Высокий брюнет, с непередаваемо красивыми карими глазами (в таких случаях говорят, что глаза похожи на глаза теленка, но как-то не культурно обзывать парня сыном коровы), постоянным загаром и загадочной улыбкой. Он всегда был предметом девчоночьих мечтаний. Причем заглядывались на него не только школьницы и студентки, но и преподавательницы. Он был всеобщим любимцем. Как ни странно, но его уважали даже парни, что достаточно невероятно. Но в его присутствии все чувствовали себя на удивление спокойно и уверенно. Почти все. Лично меня всегда раздражала его манера смотреть на всех свысока, с нескрываемым презрением. Не понимаю, как этого не замечали остальные, но мне Артур никогда особо не нравился. Что-то меня в нем всегда настораживало.
Через несколько секунд мы с лейтенантом милиции уже сидели у него на задних сидениях и я изо всех сил старалась не запачкать дорогую обшивку его кресел своей кровью. Поглощенная своими переживаниями, я не заметила того, как милиционер и Артур обменялись несколькими фразами. А потом мне стало совсем не до них, так как легкое головокружение перешло в более тяжелую форму (весь окружающий мир начал забавно подпрыгивать и вращаться), а потом я и вовсе потеряла сознание.
— Девушка, как вы себя чувствуете?
Разглядывая сквозь опущенные ресницы молодого врача, я пыталась восстановить цепочку событий, приведшую меня в больницу. Но раз уж заговорили со мной, то значит уже поняли, что я пришла в сознание и могу ответить на вопросы.
— Вполне адекватно.
Столь нетривиальный ответ на вполне обычный вопрос заставил врача улыбнуться, что сделало его довольно симпатичным. Даже темные круги под глазами его перестали делать похожим на голодного вампира. Мое обычное неприятие врачей испарилось без следа.

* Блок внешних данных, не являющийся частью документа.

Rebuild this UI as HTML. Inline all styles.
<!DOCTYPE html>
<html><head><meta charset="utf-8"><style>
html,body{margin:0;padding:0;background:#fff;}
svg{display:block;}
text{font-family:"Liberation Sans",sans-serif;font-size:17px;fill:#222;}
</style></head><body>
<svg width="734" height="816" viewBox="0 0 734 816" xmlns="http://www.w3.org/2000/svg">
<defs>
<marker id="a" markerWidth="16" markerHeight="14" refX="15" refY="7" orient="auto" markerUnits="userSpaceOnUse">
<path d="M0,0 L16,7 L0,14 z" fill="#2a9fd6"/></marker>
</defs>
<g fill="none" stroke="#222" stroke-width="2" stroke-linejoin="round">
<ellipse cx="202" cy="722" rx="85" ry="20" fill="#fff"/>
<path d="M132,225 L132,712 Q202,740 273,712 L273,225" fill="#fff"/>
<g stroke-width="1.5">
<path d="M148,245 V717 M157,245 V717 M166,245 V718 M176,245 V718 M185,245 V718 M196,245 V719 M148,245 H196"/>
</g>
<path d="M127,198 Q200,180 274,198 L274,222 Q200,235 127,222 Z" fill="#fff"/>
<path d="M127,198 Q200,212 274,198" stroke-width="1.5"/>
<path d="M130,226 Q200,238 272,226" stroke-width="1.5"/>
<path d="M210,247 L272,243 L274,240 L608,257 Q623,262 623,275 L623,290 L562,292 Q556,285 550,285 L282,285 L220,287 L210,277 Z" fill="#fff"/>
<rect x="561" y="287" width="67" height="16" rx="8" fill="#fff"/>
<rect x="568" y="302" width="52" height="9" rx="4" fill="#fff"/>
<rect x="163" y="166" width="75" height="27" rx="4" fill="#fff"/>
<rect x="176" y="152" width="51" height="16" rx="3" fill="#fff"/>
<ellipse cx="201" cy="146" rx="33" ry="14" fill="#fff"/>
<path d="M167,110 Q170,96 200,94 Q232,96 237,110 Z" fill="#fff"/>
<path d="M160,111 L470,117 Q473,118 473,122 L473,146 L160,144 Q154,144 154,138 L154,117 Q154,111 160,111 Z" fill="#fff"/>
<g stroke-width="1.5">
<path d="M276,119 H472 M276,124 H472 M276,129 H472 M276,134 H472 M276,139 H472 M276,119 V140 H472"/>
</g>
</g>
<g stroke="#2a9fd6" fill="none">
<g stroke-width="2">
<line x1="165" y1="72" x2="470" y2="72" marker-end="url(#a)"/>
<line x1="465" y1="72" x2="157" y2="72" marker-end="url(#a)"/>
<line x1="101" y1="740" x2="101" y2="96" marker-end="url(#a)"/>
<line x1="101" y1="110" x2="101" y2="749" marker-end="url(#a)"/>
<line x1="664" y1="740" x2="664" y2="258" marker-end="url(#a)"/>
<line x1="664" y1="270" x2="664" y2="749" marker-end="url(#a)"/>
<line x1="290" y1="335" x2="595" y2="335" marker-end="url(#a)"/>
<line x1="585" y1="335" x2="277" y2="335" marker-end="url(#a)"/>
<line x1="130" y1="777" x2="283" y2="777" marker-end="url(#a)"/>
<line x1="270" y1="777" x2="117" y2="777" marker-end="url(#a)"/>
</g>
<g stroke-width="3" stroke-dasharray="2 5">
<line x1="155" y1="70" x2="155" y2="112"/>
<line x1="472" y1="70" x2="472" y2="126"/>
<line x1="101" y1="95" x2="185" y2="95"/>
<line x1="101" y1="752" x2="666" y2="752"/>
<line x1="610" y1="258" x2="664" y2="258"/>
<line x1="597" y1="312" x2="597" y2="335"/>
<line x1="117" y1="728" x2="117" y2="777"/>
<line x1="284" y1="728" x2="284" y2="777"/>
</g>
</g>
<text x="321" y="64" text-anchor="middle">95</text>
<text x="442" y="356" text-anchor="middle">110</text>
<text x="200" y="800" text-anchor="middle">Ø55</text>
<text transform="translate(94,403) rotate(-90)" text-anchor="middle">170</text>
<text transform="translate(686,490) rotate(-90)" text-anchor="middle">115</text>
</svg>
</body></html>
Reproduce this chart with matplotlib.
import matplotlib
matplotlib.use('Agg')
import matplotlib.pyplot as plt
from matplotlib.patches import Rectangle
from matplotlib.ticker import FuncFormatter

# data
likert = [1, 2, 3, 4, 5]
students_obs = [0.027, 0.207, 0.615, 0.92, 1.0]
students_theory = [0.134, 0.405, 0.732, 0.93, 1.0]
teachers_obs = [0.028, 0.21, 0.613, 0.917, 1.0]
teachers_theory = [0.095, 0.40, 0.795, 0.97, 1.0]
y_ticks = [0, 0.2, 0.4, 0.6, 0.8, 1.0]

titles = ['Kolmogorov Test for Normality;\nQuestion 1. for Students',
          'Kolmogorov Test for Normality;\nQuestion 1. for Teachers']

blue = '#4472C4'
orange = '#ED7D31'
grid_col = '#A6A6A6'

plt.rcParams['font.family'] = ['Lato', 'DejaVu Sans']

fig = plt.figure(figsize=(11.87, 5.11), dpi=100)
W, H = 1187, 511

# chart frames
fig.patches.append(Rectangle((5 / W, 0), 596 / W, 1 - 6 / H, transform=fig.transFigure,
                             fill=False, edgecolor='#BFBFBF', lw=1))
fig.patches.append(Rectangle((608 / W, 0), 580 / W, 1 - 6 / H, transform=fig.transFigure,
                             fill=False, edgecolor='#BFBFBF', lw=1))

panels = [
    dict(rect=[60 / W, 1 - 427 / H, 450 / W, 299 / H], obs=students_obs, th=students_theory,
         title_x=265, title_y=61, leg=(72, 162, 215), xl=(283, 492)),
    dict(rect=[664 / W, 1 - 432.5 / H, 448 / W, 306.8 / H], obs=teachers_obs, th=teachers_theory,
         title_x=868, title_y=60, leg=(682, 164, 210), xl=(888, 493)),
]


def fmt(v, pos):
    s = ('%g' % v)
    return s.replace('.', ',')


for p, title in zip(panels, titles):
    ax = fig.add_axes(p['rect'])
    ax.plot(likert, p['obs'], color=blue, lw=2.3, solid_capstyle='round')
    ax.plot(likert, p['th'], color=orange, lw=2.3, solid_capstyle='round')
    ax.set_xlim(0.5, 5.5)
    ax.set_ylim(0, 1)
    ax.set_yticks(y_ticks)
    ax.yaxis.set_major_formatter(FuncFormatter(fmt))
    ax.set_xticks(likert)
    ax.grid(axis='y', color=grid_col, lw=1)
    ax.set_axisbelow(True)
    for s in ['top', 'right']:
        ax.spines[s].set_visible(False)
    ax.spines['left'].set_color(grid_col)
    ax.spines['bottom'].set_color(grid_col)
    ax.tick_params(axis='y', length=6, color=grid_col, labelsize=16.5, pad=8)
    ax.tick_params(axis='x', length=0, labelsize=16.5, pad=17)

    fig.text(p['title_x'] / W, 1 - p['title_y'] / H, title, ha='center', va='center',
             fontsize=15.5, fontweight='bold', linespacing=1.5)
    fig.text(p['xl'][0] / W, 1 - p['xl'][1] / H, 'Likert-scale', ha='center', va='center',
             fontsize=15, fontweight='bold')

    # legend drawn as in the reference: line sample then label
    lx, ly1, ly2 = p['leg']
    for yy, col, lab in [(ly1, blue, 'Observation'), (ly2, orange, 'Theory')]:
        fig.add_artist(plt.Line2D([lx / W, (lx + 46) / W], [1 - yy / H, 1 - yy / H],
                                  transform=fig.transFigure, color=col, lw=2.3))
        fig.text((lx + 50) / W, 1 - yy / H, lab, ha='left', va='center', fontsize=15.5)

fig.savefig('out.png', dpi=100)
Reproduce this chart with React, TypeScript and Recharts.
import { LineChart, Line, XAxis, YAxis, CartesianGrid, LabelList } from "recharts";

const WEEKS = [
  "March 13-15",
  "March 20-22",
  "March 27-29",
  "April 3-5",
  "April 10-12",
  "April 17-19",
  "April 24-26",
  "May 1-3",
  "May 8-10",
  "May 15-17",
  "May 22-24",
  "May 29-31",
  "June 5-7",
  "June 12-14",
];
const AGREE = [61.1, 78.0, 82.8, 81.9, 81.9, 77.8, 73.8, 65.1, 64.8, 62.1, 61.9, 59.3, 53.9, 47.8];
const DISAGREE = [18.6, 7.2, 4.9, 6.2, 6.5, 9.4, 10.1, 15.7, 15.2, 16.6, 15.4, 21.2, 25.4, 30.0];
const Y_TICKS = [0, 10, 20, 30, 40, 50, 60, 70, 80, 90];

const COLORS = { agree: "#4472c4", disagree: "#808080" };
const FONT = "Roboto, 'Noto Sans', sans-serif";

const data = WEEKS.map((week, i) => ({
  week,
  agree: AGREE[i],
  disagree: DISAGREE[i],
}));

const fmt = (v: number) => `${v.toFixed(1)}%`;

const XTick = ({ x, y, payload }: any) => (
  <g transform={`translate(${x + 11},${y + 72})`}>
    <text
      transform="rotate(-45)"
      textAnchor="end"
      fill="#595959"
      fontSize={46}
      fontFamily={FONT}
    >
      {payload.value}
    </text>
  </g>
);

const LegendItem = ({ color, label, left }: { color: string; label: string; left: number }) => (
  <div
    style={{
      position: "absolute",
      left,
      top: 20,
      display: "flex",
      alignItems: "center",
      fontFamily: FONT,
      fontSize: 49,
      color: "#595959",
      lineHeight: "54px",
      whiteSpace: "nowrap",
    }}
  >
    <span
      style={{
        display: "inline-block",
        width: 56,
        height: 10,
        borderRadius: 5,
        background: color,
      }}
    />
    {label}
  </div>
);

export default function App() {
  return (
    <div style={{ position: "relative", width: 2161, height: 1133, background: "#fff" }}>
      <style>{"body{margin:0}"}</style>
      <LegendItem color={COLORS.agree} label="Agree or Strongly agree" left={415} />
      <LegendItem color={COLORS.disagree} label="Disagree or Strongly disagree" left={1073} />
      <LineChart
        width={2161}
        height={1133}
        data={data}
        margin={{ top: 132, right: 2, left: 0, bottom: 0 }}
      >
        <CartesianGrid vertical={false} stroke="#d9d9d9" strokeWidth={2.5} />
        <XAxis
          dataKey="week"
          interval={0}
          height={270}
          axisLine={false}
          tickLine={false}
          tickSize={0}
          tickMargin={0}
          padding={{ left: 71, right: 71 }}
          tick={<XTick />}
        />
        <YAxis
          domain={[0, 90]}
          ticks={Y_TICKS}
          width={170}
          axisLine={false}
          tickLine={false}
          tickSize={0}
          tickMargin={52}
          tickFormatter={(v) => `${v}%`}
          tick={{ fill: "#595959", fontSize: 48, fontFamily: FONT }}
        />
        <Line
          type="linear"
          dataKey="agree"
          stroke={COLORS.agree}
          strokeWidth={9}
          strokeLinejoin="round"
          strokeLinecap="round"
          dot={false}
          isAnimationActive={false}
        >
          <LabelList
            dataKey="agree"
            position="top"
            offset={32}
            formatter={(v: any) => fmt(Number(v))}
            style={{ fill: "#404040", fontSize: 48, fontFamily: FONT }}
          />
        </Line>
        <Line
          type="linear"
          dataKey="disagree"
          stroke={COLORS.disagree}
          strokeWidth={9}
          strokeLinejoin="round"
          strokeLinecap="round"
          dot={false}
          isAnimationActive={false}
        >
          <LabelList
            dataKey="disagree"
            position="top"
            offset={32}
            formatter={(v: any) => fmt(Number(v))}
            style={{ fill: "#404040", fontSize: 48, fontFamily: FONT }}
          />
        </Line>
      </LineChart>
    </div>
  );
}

— Хорошо. Как вас зовут? Сколько вам лет? Было ли у вас раньше сотрясение мозга?
— Карасева Арина Александровна. 18 лет. Три.
Оторвавшись от папочки, в которой он что-то помечал, доктор с недоумением уставился на меня. Мне же на мгновение показалось, что я слышу скрип, с которым ворочаются шестеренки в его мозгу.
— Что "три"?
Я постаралась очаровательно улыбнуться, но некстати вспомнила слова Вадика о своей внешности и скисла.
— Три раза. У меня было три сотрясения мозга. Одно в пятилетнем возрасте, второе в одиннадцать и третье год назад. И если я вас правильно понимаю, то сейчас у меня четвертое. Да?
Получив подтверждение, я заметила, что сообщения о моих предыдущих "боевых ранениях" произвел на него впечатление. Причем отрицательное, так как он поспешно ретировался. Но его место тут же заняла женщина, представившаяся невропатологом. Проверив мои рефлексы, просветив фонариком глаза и сделав кучу других непонятных, но до боли знакомых процедур, она, наконец, обратила на меня внимание как на человека.